Foto: Olga-Schraven - ISO 100 · ƒ/9 · 1s · 32mm
3. Lichtbronnen combineren
In veel interieurs zijn meerdere lichtbronnen aanwezig en deze hebben vaak ook allemaal een andere kleurtemperatuur. Dat kan leiden tot een mix van warme en koele tinten in je foto. Probeer daarom niet te veel verschillende lichtbronnen te gebruiken. Schakel onnodige lichtbronnen uit en kies bij voorkeur één type lichtbron om een consistente kleurtemperatuur te behouden.

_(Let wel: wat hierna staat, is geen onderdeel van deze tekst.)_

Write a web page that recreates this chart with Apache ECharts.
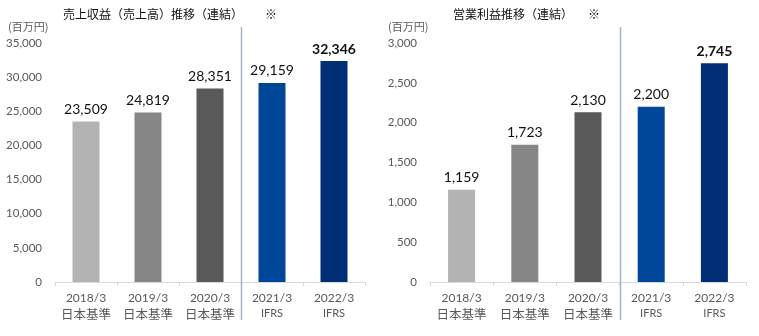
<!DOCTYPE html>
<html>
<head>
<meta charset="utf-8">
<script src="https://cdn.jsdelivr.net/npm/echarts@6/dist/echarts.min.js"></script>
<style>
  html, body { margin: 0; padding: 0; background: #fff; }
  #chart { width: 759px; height: 336px; }
</style>
</head>
<body>
<div id="chart"></div>
<script>
// Fiscal years and accounting standard for each bar
const years = ['2018/3', '2019/3', '2020/3', '2021/3', '2022/3'];
const standards = ['日本基準', '日本基準', '日本基準', 'IFRS', 'IFRS'];

// Consolidated revenue (million yen)
const revenue = [23509, 24819, 28351, 29159, 32346];
// Consolidated operating profit (million yen)
const operatingProfit = [1159, 1723, 2130, 2200, 2745];

// Y-axis ranges
const revenueAxis = { min: 0, max: 35000, interval: 5000 };
const profitAxis = { min: 0, max: 3000, interval: 500 };

const barColors = ['#b3b3b3', '#868686', '#595959', '#00479a', '#002f75'];
const boldLast = [false, false, false, false, true];

const FONT = 'Lato, "Noto Sans CJK JP", sans-serif';
const JP = '"Noto Sans CJK JP", sans-serif';

const chart = echarts.init(document.getElementById('chart'));

function barData(values) {
  return values.map((v, i) => ({
    value: v,
    itemStyle: { color: barColors[i] },
    label: { fontWeight: boldLast[i] ? 'bold' : 'normal' }
  }));
}

const xAxisBase = {
  type: 'category',
  data: years.map((_, i) => i),
  axisLine: { lineStyle: { color: '#d9d9d9', width: 1 } },
  axisTick: { show: true, length: 4, lineStyle: { color: '#d9d9d9' } },
  axisLabel: {
    interval: 0,
    formatter: (v) => '{y|' + years[v] + '}\n' +
      (standards[v] === 'IFRS' ? '{i|' : '{s|') + standards[v] + '}',
    margin: 8,
    rich: {
      y: { fontFamily: FONT, fontSize: 12, color: '#595959', lineHeight: 16 },
      s: { fontFamily: JP, fontSize: 12.5, color: '#595959', lineHeight: 16 },
      i: { fontFamily: FONT, fontSize: 11, color: '#595959', lineHeight: 15 }
    }
  }
};

const yAxisBase = {
  type: 'value',
  splitLine: { show: false },
  axisLine: { show: false },
  axisTick: { show: false },
  axisLabel: {
    fontFamily: FONT, fontSize: 11.5, color: '#595959', margin: 13,
    formatter: (v) => v.toLocaleString('en-US')
  }
};

const labelBase = {
  show: true, position: 'top', distance: 5,
  fontFamily: FONT, fontSize: 14, color: '#111',
  formatter: (p) => p.value.toLocaleString('en-US')
};

chart.setOption({
  animation: false,
  grid: [
    { left: 55, top: 43, width: 310, height: 239 },
    { left: 430, top: 43, width: 316, height: 239 }
  ],
  xAxis: [
    Object.assign({ gridIndex: 0 }, xAxisBase),
    Object.assign({ gridIndex: 1 }, xAxisBase)
  ],
  yAxis: [
    Object.assign({ gridIndex: 0 }, yAxisBase, revenueAxis),
    Object.assign({ gridIndex: 1 }, yAxisBase, profitAxis)
  ],
  series: [
    { type: 'bar', xAxisIndex: 0, yAxisIndex: 0, barWidth: 27, data: barData(revenue), label: labelBase },
    { type: 'bar', xAxisIndex: 1, yAxisIndex: 1, barWidth: 27, data: barData(operatingProfit), label: labelBase }
  ]
});

// Vertical divider between the Japanese-GAAP years and the IFRS years
function dividerX(gridIdx) {
  const a = chart.convertToPixel({ xAxisIndex: gridIdx }, 2);
  const b = chart.convertToPixel({ xAxisIndex: gridIdx }, 3);
  return Math.round((a + b) / 2) + 0.5;
}
const dividers = [0, 1].map((g) => ({
  type: 'line',
  shape: { x1: dividerX(g), y1: 27, x2: dividerX(g), y2: 320 },
  style: { stroke: '#a9b3c8', lineWidth: 1.5 },
  z: 10
}));

const titleStyle = (text) => ({ text: text, fontFamily: JP, fontSize: 12, fontWeight: 'normal', fill: '#111' });
const unitStyle = { text: '(百万円)', fontFamily: JP, fontSize: 11, fontWeight: 'normal', fill: '#595959' };

chart.setOption({
  graphic: [
    { type: 'text', left: 63, top: 8, style: titleStyle('売上収益（売上高）推移（連結）') },
    { type: 'text', left: 265, top: 8, style: titleStyle('※') },
    { type: 'text', left: 8, top: 21, style: unitStyle },
    { type: 'text', left: 453, top: 8, style: titleStyle('営業利益推移（連結）') },
    { type: 'text', left: 588, top: 8, style: titleStyle('※') },
    { type: 'text', left: 388, top: 21, style: unitStyle }
  ].concat(dividers)
});
</script>
</body>
</html>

Kun je een verschil in kleurtemperatuur niet helemaal voorkomen? Dan kun je eventueel in Lightroom of een ander bewerkingsprogramma selectief de kleurtemperatuur in verschillende delen van de foto aanpassen. Zo kun je de verschillen toch nog (enigszins) corrigeren.
Foto: Jiscafotografie
4. Werken met weinig licht
Kunstlicht is vaak minder intens dan daglicht en binnenshuis is er vaak veel minder licht aanwezig. Daardoor wordt je foto al snel te donker. Je kunt dan je iso wat omhoog zetten en je sluitertijd omlaag. Als je je sluitertijd wat lager zet, krijg je echter wel snel te maken met bewegingsonscherpte. Om dat enigszins te voorkomen, kun je het beste gebruik maken van een statief. Heb je weinig licht en geen statief? Leun dan tegen een muur, of plaats je ellebogen op een tafel voor wat extra stabiliteit.
Foto: motionman
5. Flitsen!
Flitsen is niet altijd een goede optie, soms bereik je er niet de juiste sfeer mee. Op andere momenten kan flitsen echter een geweldige uitkomst bieden in omstandigheden met weinig licht. Het liefste gebruik je niet de ingebouwde flitser van je camera, maar een reportageflitser. Je kunt de lichtintensiteit dan beter instellen. Heb je geen externe flitser? Dan kun je ook een papiertje over je flitser binden om het licht wat diffuser te maken. Let er dan wel op dat je de flitser tussen het maken van de foto’s door goed laat afkoelen.